--- BEGIN Entries shown ---
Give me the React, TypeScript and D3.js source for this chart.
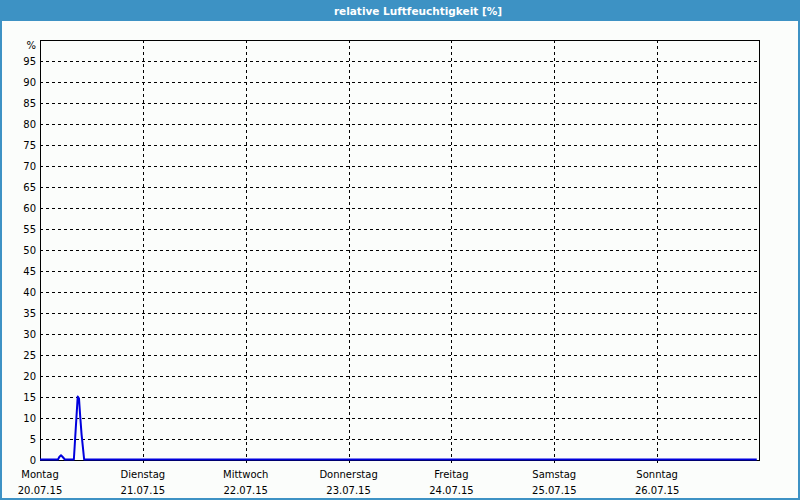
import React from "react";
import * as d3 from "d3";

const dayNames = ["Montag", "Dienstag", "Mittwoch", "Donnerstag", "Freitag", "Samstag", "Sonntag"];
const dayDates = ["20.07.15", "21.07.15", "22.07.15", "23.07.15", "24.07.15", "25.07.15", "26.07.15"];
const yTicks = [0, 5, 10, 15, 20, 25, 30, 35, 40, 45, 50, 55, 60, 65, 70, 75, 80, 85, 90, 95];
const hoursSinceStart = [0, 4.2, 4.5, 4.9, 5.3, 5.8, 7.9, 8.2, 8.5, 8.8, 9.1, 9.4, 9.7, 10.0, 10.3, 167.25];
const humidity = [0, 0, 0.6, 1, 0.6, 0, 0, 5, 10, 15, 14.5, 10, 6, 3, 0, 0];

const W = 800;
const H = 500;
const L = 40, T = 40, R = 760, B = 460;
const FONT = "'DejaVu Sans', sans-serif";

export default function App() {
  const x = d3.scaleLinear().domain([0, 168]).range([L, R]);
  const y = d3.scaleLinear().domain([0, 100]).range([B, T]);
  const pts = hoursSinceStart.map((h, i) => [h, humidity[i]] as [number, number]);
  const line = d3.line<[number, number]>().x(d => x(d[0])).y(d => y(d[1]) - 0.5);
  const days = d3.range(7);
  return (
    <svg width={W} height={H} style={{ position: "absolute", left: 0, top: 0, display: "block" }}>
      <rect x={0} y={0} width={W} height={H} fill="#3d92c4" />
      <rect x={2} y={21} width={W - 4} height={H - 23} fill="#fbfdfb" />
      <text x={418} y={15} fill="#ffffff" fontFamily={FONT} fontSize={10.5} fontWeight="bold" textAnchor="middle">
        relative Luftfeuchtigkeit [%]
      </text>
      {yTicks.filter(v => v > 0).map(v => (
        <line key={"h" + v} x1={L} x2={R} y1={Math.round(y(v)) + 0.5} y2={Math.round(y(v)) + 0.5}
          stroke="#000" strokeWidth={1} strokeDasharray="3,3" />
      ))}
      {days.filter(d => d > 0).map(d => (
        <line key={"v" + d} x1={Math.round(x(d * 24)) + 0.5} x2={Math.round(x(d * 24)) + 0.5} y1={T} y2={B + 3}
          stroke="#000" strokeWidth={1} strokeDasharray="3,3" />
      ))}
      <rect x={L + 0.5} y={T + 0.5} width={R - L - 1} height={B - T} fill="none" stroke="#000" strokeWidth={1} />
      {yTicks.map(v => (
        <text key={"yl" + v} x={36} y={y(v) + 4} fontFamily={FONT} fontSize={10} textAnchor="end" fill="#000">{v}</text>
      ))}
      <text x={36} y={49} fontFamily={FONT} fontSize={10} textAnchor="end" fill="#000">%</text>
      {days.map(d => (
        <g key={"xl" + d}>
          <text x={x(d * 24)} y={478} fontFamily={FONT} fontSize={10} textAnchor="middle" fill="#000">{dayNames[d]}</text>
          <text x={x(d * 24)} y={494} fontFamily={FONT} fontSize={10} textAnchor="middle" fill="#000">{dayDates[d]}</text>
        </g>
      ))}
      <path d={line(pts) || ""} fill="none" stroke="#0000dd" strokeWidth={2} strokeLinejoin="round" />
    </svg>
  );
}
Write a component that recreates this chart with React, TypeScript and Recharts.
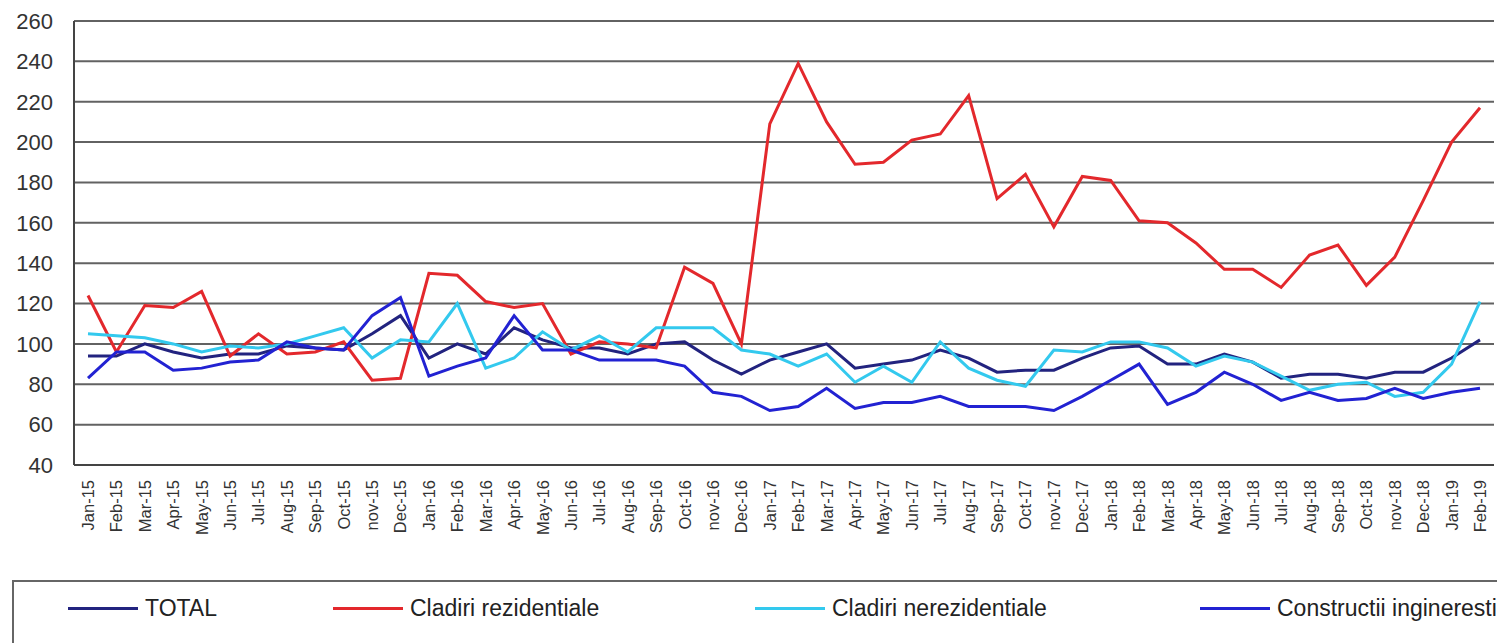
--- END Entries shown ---
*Instruction:*
Return exactly what appears from the opening line of the material through the line with "import * as", apart from the pictures.

*Exercise response:*
Give me the React, TypeScript and D3.js source for this chart.
import React from "react";
import * as d3 from "d3";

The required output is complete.